Simulating a Mediterranean heavy‐precipitating event with parametrized convection: role of subgrid‐scale topography

Abstract Getting the right precipitation probability density function in the Mediterranean area is a challenge for most global and regional climate models with parametrized convection. Over land in particular, the intensity of heavy‐precipitating events is often underestimated. In the present study, we provide a process‐based analysis of the representation by the CNRM‐ALADIN63 regional climate model of one of these events, which occurred in the southeast of France on November 1–2, 2008. The CNRM‐ALADIN63 model, when run in a configuration where the large‐scale dynamics is nudged towards that of the ERA‐Interim reanalysis, is first shown to capture the location and intensity of the heavy‐precipitating event appropriately. Then, using a reference convection‐permitting simulation of the same event and a conditional sampling approach to identify and characterize convective updraughts, the ability of the model convection parametrization to capture further convective details is assessed. The model misses the occurrence of the updraught mass flux largest values, despite a significant and systematic overestimation of the updraught vertical velocity.
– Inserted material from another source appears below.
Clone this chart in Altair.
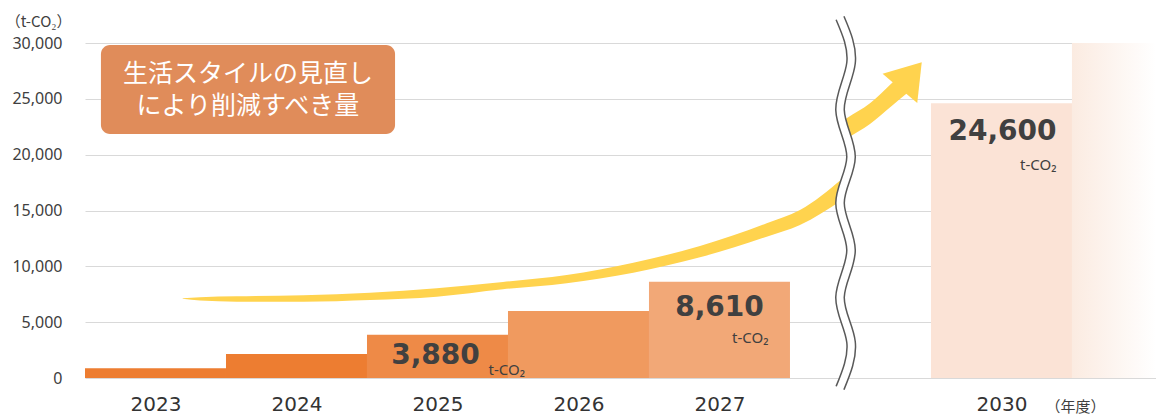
import altair as alt
import pandas as pd

# ---------------- data ----------------
years = ["2023", "2024", "2025", "2026", "2027", "2030"]
year_slots = [0, 1, 2, 3, 4, 6]          # slot 5 is the axis break
values = [870, 2150, 3880, 6000, 8610, 24600]
bar_colors = ["#ED7D31", "#ED7D31", "#EE8A47", "#F09A5F", "#F2A877", "#FBE3D6"]

y_ticks = [0, 5000, 10000, 15000, 20000, 25000, 30000]

fade_slot = [7]
fade_value = [30000]

# rounded callout box (slot / t-CO2 units)
box_x = [0.113]
box_x2 = [2.199]
box_y = [29820]
box_y2 = [21850]
box_lines = ["生活スタイルの見直し", "により削減すべき量"]

# yellow swoosh arrow: lower piece (top / bottom edges)
arrow_low_x = [0.6929, 0.8156, 1.0759, 1.5482, 2.0213, 2.4943, 2.9645, 3.4163,
               3.8887, 4.3617, 4.8348, 5.0709, 5.3688]
arrow_low_top = [7137, 7236, 7316, 7406, 7639, 8033, 8597, 9224,
                 10325, 11821, 13854, 15045, 17821]
arrow_low_bot = [7093, 6931, 6833, 6833, 6985, 7281, 7943, 8481,
                 9430, 10809, 12654, 13701, 15940]
# upper piece (after the axis break)
arrow_up_x = [5.3759, 5.4021, 5.5674, 5.7213, 5.8298]
arrow_up_top = [23015, 23257, 24600, 26391, 27672]
arrow_up_bot = [21269, 21466, 22746, 24358, 25495]
head_x = [5.8571]
head_y = [27107]

# axis break wave (peaks)
break_x = [5.355, 5.433, 5.355, 5.433, 5.355, 5.433, 5.355, 5.433, 5.355]
break_y = [32239, 28209, 24000, 19791, 15672, 11463, 7254, 3224, -896]

X_MAX = 7.596
Y_MAX = 30000

xscale = alt.Scale(domain=[0, X_MAX], nice=False, zero=False)
yscale = alt.Scale(domain=[0, Y_MAX], nice=False)

# x-axis label expression built from the year lists
label_expr = "''"
for s, yv in reversed(list(zip(year_slots, years))):
    label_expr = f"datum.value == {s + 0.5} ? '{yv}' : ({label_expr})"

x_axis = alt.Axis(
    values=[s + 0.5 for s in year_slots], labelExpr=label_expr,
    domain=False, ticks=False, tickSize=0, grid=False,
    labelFontSize=20, labelFont="DejaVu Sans", labelColor="#333333",
    labelPadding=26, labelBaseline="middle",
    title="（年度）", titleFont="Noto Sans CJK JP", titleFontSize=15,
    titleFontWeight="normal", titleColor="#404040",
    titleX=990, titleY=28, titleBaseline="middle", titleAlign="center")

y_axis = alt.Axis(
    values=y_ticks, labelExpr="format(datum.value, ',')",
    grid=True, gridColor="#D9D9D9", gridWidth=1,
    domain=False, ticks=False, tickSize=0, labelPadding=23,
    labelFontSize=16, labelFont="Noto Sans", labelColor="#404040",
    title="（t-CO₂）", titleAngle=0, titleAlign="right", titleBaseline="middle",
    titleX=-14, titleY=-22, titleFont="Noto Sans CJK JP", titleFontSize=15,
    titleFontWeight="normal", titleColor="#404040")


def X(f):
    return alt.X(f, type="quantitative", scale=xscale, axis=x_axis)


def Y(f):
    return alt.Y(f, type="quantitative", scale=yscale, axis=y_axis)


bars_df = pd.DataFrame({
    "year": years,
    "x": year_slots,
    "x2": [s + 1 for s in year_slots],
    "value": values,
})

bars = alt.Chart(bars_df).mark_rect().encode(
    x=X("x"), x2="x2:Q", y=Y("value"), y2=alt.datum(0),
    color=alt.Color("year:N", scale=alt.Scale(domain=years, range=bar_colors), legend=None),
)

fade_df = pd.DataFrame({"x": fade_slot, "value": fade_value})
fade = alt.Chart(fade_df).mark_rect(
    color=alt.LinearGradient(
        gradient="linear", x1=0, x2=1, y1=0, y2=0,
        stops=[alt.GradientStop(color="#FBEBE1", offset=0),
               alt.GradientStop(color="#FFFFFF", offset=1)])
).encode(x=X("x"), x2=alt.datum(X_MAX), y=Y("value"), y2=alt.datum(0))

box_df = pd.DataFrame({"x": box_x, "x2": box_x2, "y": box_y, "y2": box_y2,
                       "t": ["\n".join(box_lines)]})
box = alt.Chart(box_df).mark_rect(color="#E08C5A", cornerRadius=9).encode(
    x=X("x"), x2="x2:Q", y=Y("y"), y2="y2:Q")
box_txt = alt.Chart(box_df).transform_calculate(
    cx="(datum.x + datum.x2) / 2", cy="(datum.y + datum.y2) / 2"
).mark_text(
    color="white", font="Noto Sans CJK JP", fontSize=25, lineBreak="\n",
    lineHeight=32, align="center", baseline="middle", dy=-16
).encode(x=X("cx"), y=Y("cy"), text="t:N")

ARROW_COLOR = "#FFD34E"
low_df = pd.DataFrame({"x": arrow_low_x, "top": arrow_low_top, "bot": arrow_low_bot})
up_df = pd.DataFrame({"x": arrow_up_x, "top": arrow_up_top, "bot": arrow_up_bot})
arrow_low = alt.Chart(low_df).mark_area(color=ARROW_COLOR, interpolate="monotone").encode(
    x=X("x"), y=Y("top"), y2="bot:Q")
arrow_up = alt.Chart(up_df).mark_area(color=ARROW_COLOR, interpolate="monotone").encode(
    x=X("x"), y=Y("top"), y2="bot:Q")
head = alt.Chart(pd.DataFrame({"x": head_x, "y": head_y})).mark_point(
    shape="M0,-0.75L1,0.75L-1,0.75Z", filled=True, size=2052, angle=40,
    color=ARROW_COLOR, opacity=1, strokeWidth=0
).encode(x=X("x"), y=Y("y"))

brk_df = pd.DataFrame({"x": break_x, "y": break_y, "i": list(range(len(break_x)))})
brk_outer = alt.Chart(brk_df).mark_line(
    color="#595959", strokeWidth=10, interpolate="natural", strokeCap="butt"
).encode(x=X("x"), y=Y("y"), order=alt.Order("i:Q"))
brk_inner = alt.Chart(brk_df).mark_line(
    color="white", strokeWidth=7, interpolate="natural", strokeCap="square"
).encode(x=X("x"), y=Y("y"), order=alt.Order("i:Q"))

# value annotations
val_map = dict(zip(years, values))
slot_map = dict(zip(years, year_slots))


def big_label(year, dx, dy):
    df = pd.DataFrame({"x": [slot_map[year] + 0.5], "y": [val_map[year]]})
    return alt.Chart(df).transform_calculate(
        t="format(datum.y, ',')"
    ).mark_text(
        font="DejaVu Sans", fontWeight="bold", fontSize=28, color="#404040",
        align="center", baseline="middle", dx=dx, dy=dy
    ).encode(x=X("x"), y=Y("y"), text="t:N")


def unit_label(year, dx, dy, align):
    df = pd.DataFrame({"x": [slot_map[year] + 0.5], "y": [val_map[year]], "t": ["t-CO₂"]})
    return alt.Chart(df).mark_text(
        font="Noto Sans", fontSize=15, color="#404040",
        align=align, baseline="middle", dx=dx, dy=dy
    ).encode(x=X("x"), y=Y("y"), text="t:N")


labels = [
    big_label("2025", -2, 21),
    unit_label("2025", 51, 35, "left"),
    big_label("2027", 0, 26),
    unit_label("2027", 49, 56, "right"),
    big_label("2030", 1, 29),
    unit_label("2030", 55, 62, "right"),
]

chart = alt.layer(
    bars, fade, box, box_txt,
    arrow_low, arrow_up, head, brk_outer, brk_inner, *labels
).properties(
    width=1071, height=335,
    padding={"left": 85, "top": 43, "right": 0, "bottom": 36},
    autosize=alt.AutoSizeParams(type="none"),
    background="white",
).configure_view(strokeWidth=0)

chart.save("out.html", embed_options={"renderer": "svg", "actions": False})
The area covered by the convective updraught is in fact found to be severely underestimated, suggesting an inappropriate approach for convective closure: the event occurred along the foothills of the Massif Central, where the subgrid‐scale features of the topography interact strongly with the impinging large‐scale flow and thereby drive the position and large area fractions of convective updraughts, at least during the mature phase of the event. A preliminary topography‐based convective closure is proposed and implemented in the model to assess this hypothesis further. The results confirm that the parametrization deficiencies can be significantly reduced with a proper inclusion of subgrid‐scale topographic features.